▶ _Exercise aim_
Scan the data below. Pull out each line where "matplotlib" occurs.

▶ _Data_

****************************************

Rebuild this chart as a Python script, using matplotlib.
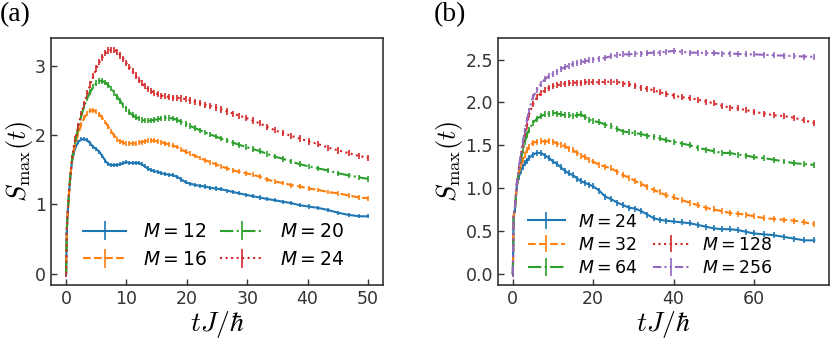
import matplotlib
matplotlib.use("Agg")
import matplotlib.pyplot as plt
from matplotlib.lines import Line2D

# ---- panel (a): M = 12, 16, 20, 24 ----
t_a = [0, 0.1, 0.25, 0.5, 0.75, 1, 1.25, 1.5, 2, 2.5, 3, 3.5, 4, 4.5, 5, 5.5, 6, 6.5, 7, 7.5,
       8, 8.5, 9, 9.5, 10, 10.5, 11, 11.5, 12, 12.5, 13, 13.5, 14, 14.6, 15.2, 15.8, 16.4, 17,
       17.7, 18.4, 19.1, 19.8, 20.6, 21.4, 22.2, 23, 23.9, 24.8, 25.7, 26.7, 27.7, 28.7, 29.8,
       30.9, 32.1, 33.3, 34.6, 35.9, 37.3, 38.7, 40.2, 41.8, 43.4, 45.1, 46.8, 48.6, 50]

s_m12 = [0, 0.6, 0.88, 1.18, 1.45, 1.63, 1.74, 1.81, 1.9, 1.94, 1.94, 1.93, 1.88, 1.83, 1.8, 1.76,
         1.7, 1.63, 1.58, 1.57, 1.57, 1.57, 1.58, 1.6, 1.61, 1.6, 1.6, 1.6, 1.6, 1.58, 1.55, 1.52,
         1.5, 1.48, 1.47, 1.45, 1.44, 1.43, 1.42, 1.40, 1.36, 1.32, 1.3, 1.28, 1.27, 1.26, 1.24,
         1.23, 1.22, 1.2, 1.18, 1.16, 1.14, 1.12, 1.1, 1.08, 1.06, 1.04, 1.02, 0.99, 0.97, 0.95,
         0.92, 0.88, 0.85, 0.83, 0.83]
s_m16 = [0, 0.6, 0.88, 1.18, 1.46, 1.65, 1.77, 1.86, 2.02, 2.15, 2.25, 2.31, 2.35, 2.36, 2.34, 2.3,
         2.25, 2.19, 2.12, 2.05, 1.99, 1.94, 1.91, 1.89, 1.88, 1.88, 1.88, 1.88, 1.89, 1.9, 1.91,
         1.92, 1.92, 1.92, 1.91, 1.9, 1.88, 1.87, 1.85, 1.83, 1.79, 1.76, 1.73, 1.7, 1.67, 1.64,
         1.61, 1.58, 1.55, 1.52, 1.49, 1.47, 1.45, 1.43, 1.4, 1.36, 1.33, 1.31, 1.28, 1.26, 1.23,
         1.21, 1.18, 1.16, 1.13, 1.1, 1.09]
s_m20 = [0, 0.6, 0.88, 1.19, 1.47, 1.66, 1.8, 1.91, 2.1, 2.27, 2.42, 2.53, 2.62, 2.7, 2.75, 2.78,
         2.78, 2.76, 2.72, 2.67, 2.61, 2.55, 2.49, 2.43, 2.38, 2.33, 2.29, 2.26, 2.24, 2.22, 2.21,
         2.21, 2.21, 2.22, 2.23, 2.24, 2.25, 2.25, 2.24, 2.22, 2.19, 2.16, 2.13, 2.1, 2.07, 2.04,
         2.01, 1.98, 1.95, 1.92, 1.89, 1.86, 1.83, 1.8, 1.77, 1.73, 1.69, 1.66, 1.62, 1.58, 1.55,
         1.52, 1.49, 1.45, 1.42, 1.39, 1.37]
s_m24 = [0, 0.6, 0.88, 1.19, 1.47, 1.67, 1.82, 1.94, 2.13, 2.3, 2.45, 2.6, 2.73, 2.85, 2.96, 3.05,
         3.12, 3.18, 3.22, 3.23, 3.23, 3.2, 3.15, 3.1, 3.04, 2.98, 2.92, 2.86, 2.8, 2.75, 2.71,
         2.67, 2.64, 2.61, 2.59, 2.57, 2.56, 2.55, 2.54, 2.54, 2.53, 2.52, 2.5, 2.48, 2.46, 2.44,
         2.42, 2.4, 2.37, 2.34, 2.31, 2.28, 2.25, 2.21, 2.17, 2.12, 2.07, 2.03, 1.99, 1.95, 1.91,
         1.87, 1.82, 1.78, 1.74, 1.7, 1.67]

series_a = [s_m12, s_m16, s_m20, s_m24]
labels_a = ["$M = 12$", "$M = 16$", "$M = 20$", "$M = 24$"]
err_a = [0.03, 0.035, 0.04, 0.045]

# ---- panel (b): M = 24, 32, 64, 128, 256 ----
t_b = [0, 0.2, 0.5, 1, 1.5, 2, 2.5, 3, 3.5, 4, 5, 6, 7, 8, 9, 10, 11, 12, 13, 14, 15, 16, 17, 18,
       19, 20, 21.5, 23, 24.5, 26, 27.5, 29, 30.5, 32, 33.5, 35, 36.5, 38, 40, 42, 44, 46, 48, 50,
       52, 54, 56, 58, 60, 62.5, 65, 67.5, 70, 72.5, 75]

s_b24 = [0, 0.68, 0.74, 1.02, 1.13, 1.2, 1.25, 1.29, 1.32, 1.35, 1.39, 1.41, 1.41, 1.38, 1.35,
         1.31, 1.28, 1.24, 1.2, 1.17, 1.15, 1.11, 1.08, 1.06, 1.04, 1.02, 0.97, 0.9, 0.87, 0.83,
         0.8, 0.77, 0.76, 0.73, 0.69, 0.65, 0.63, 0.62, 0.61, 0.6, 0.59, 0.57, 0.55, 0.53, 0.52,
         0.52, 0.51, 0.49, 0.47, 0.46, 0.45, 0.43, 0.41, 0.39, 0.39]
s_b32 = [0, 0.68, 0.75, 1.04, 1.17, 1.26, 1.33, 1.39, 1.44, 1.48, 1.53, 1.54, 1.55, 1.54, 1.55,
         1.54, 1.52, 1.5, 1.49, 1.46, 1.44, 1.41, 1.38, 1.36, 1.33, 1.31, 1.27, 1.25, 1.23, 1.19,
         1.15, 1.12, 1.08, 1.05, 1.01, 0.98, 0.95, 0.92, 0.89, 0.86, 0.83, 0.8, 0.77, 0.75, 0.73,
         0.71, 0.7, 0.69, 0.67, 0.65, 0.64, 0.63, 0.62, 0.6, 0.58]
s_b64 = [0, 0.68, 0.75, 1.05, 1.2, 1.33, 1.44, 1.54, 1.62, 1.68, 1.76, 1.81, 1.84, 1.86, 1.87,
         1.88, 1.87, 1.86, 1.85, 1.85, 1.84, 1.85, 1.86, 1.83, 1.8, 1.78, 1.77, 1.74, 1.72, 1.69,
         1.66, 1.65, 1.64, 1.63, 1.61, 1.6, 1.58, 1.56, 1.54, 1.52, 1.5, 1.47, 1.45, 1.43, 1.41,
         1.41, 1.39, 1.38, 1.36, 1.35, 1.33, 1.31, 1.29, 1.28, 1.27]
s_b128 = [0, 0.68, 0.76, 1.06, 1.22, 1.37, 1.5, 1.62, 1.73, 1.85, 1.98, 2.06, 2.11, 2.14, 2.17,
          2.19, 2.2, 2.21, 2.22, 2.225, 2.23, 2.23, 2.23, 2.235, 2.235, 2.235, 2.235, 2.24, 2.24,
          2.24, 2.22, 2.21, 2.19, 2.17, 2.16, 2.14, 2.12, 2.1, 2.08, 2.06, 2.05, 2.03, 2.01, 1.99,
          1.96, 1.94, 1.93, 1.91, 1.89, 1.87, 1.85, 1.84, 1.82, 1.79, 1.76]
s_b256 = [0, 0.68, 0.77, 1.07, 1.24, 1.4, 1.54, 1.67, 1.79, 1.9, 2.06, 2.15, 2.22, 2.27, 2.31,
          2.33, 2.36, 2.39, 2.41, 2.43, 2.45, 2.46, 2.47, 2.48, 2.49, 2.5, 2.51, 2.52, 2.54, 2.55,
          2.56, 2.56, 2.57, 2.57, 2.575, 2.58, 2.58, 2.59, 2.6, 2.59, 2.58, 2.58, 2.575, 2.575,
          2.57, 2.57, 2.565, 2.56, 2.56, 2.555, 2.55, 2.545, 2.54, 2.535, 2.53]

series_b = [s_b24, s_b32, s_b64, s_b128, s_b256]
labels_b = ["$M = 24$", "$M = 32$", "$M = 64$", "$M = 128$", "$M = 256$"]
err_b = [0.035, 0.035, 0.035, 0.035, 0.035]

colors = ["tab:blue", "tab:orange", "tab:green", "tab:red", "tab:purple"]
styles = ["-", "--", "-.", ":", (0, (4, 1.5, 1, 1.5, 1, 1.5))]

plt.rcParams["mathtext.fontset"] = "dejavusans"
ink = "0.2"


def style_axes(ax):
    ax.tick_params(direction="in", length=4, width=1.0, labelsize=12.5, colors=ink,
                   top=False, right=False)
    for sp in ax.spines.values():
        sp.set_color(ink)
        sp.set_linewidth(1.2)
    ax.set_xlabel(r"$tJ/\hbar$", fontsize=20, math_fontfamily="cm", labelpad=1)
    ax.set_ylabel(r"$S_{\max}(t)$", fontsize=19, math_fontfamily="cm", labelpad=0)


fig = plt.figure(figsize=(8.31, 3.4), dpi=100)
ax_a = fig.add_axes([0.0614, 0.162, 0.3995, 0.726])
ax_b = fig.add_axes([0.599, 0.162, 0.399, 0.726])

for y, lab, c, ls, e in zip(series_a, labels_a, colors, styles, err_a):
    ax_a.errorbar(t_a, y, yerr=e, color=c, ls=ls, lw=1.5, elinewidth=1.2, capsize=0, label=lab)
ax_a.set_xticks([0, 10, 20, 30, 40, 50])
ax_a.set_yticks([0, 1, 2, 3])
ax_a.set_ylim(-0.16, 3.40)
style_axes(ax_a)
ax_a.legend(loc="lower center", bbox_to_anchor=(0.49, 0.02), ncol=2, frameon=False,
            fontsize=13.5, handlelength=2.3, handletextpad=0.9, columnspacing=0.7,
            labelspacing=0.45, borderaxespad=0.2)

handles = []
for y, lab, c, ls, e in zip(series_b, labels_b, colors, styles, err_b):
    h = ax_b.errorbar(t_b, y, yerr=e, color=c, ls=ls, lw=1.5, elinewidth=1.2, capsize=0, label=lab)
    handles.append(h)
ax_b.set_xticks([0, 20, 40, 60])
ax_b.set_yticks([0.0, 0.5, 1.0, 1.5, 2.0, 2.5])
ax_b.set_ylim(-0.13, 2.75)
style_axes(ax_b)
blank = Line2D([], [], color="none")
leg_h = [handles[0], handles[1], handles[2], blank, handles[3], handles[4]]
leg_l = [labels_b[0], labels_b[1], labels_b[2], "", labels_b[3], labels_b[4]]
ax_b.legend(leg_h, leg_l, loc="lower left", bbox_to_anchor=(0.06, -0.01), ncol=2, frameon=False,
            fontsize=12.5, handlelength=2.1, handletextpad=0.75, columnspacing=0.9,
            labelspacing=0.3, borderaxespad=0.2)

fig.text(0.0, 0.995, "(a)", fontsize=20, family="Liberation Serif", va="top", ha="left")
fig.text(0.522, 0.995, "(b)", fontsize=20, family="Liberation Serif", va="top", ha="left")

fig.savefig("out.png", dpi=100)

****************************************

▶ _Output below_
Rebuild this chart as a Python script, using matplotlib.
import matplotlib
matplotlib.use("Agg")
import matplotlib.pyplot as plt
from matplotlib.lines import Line2D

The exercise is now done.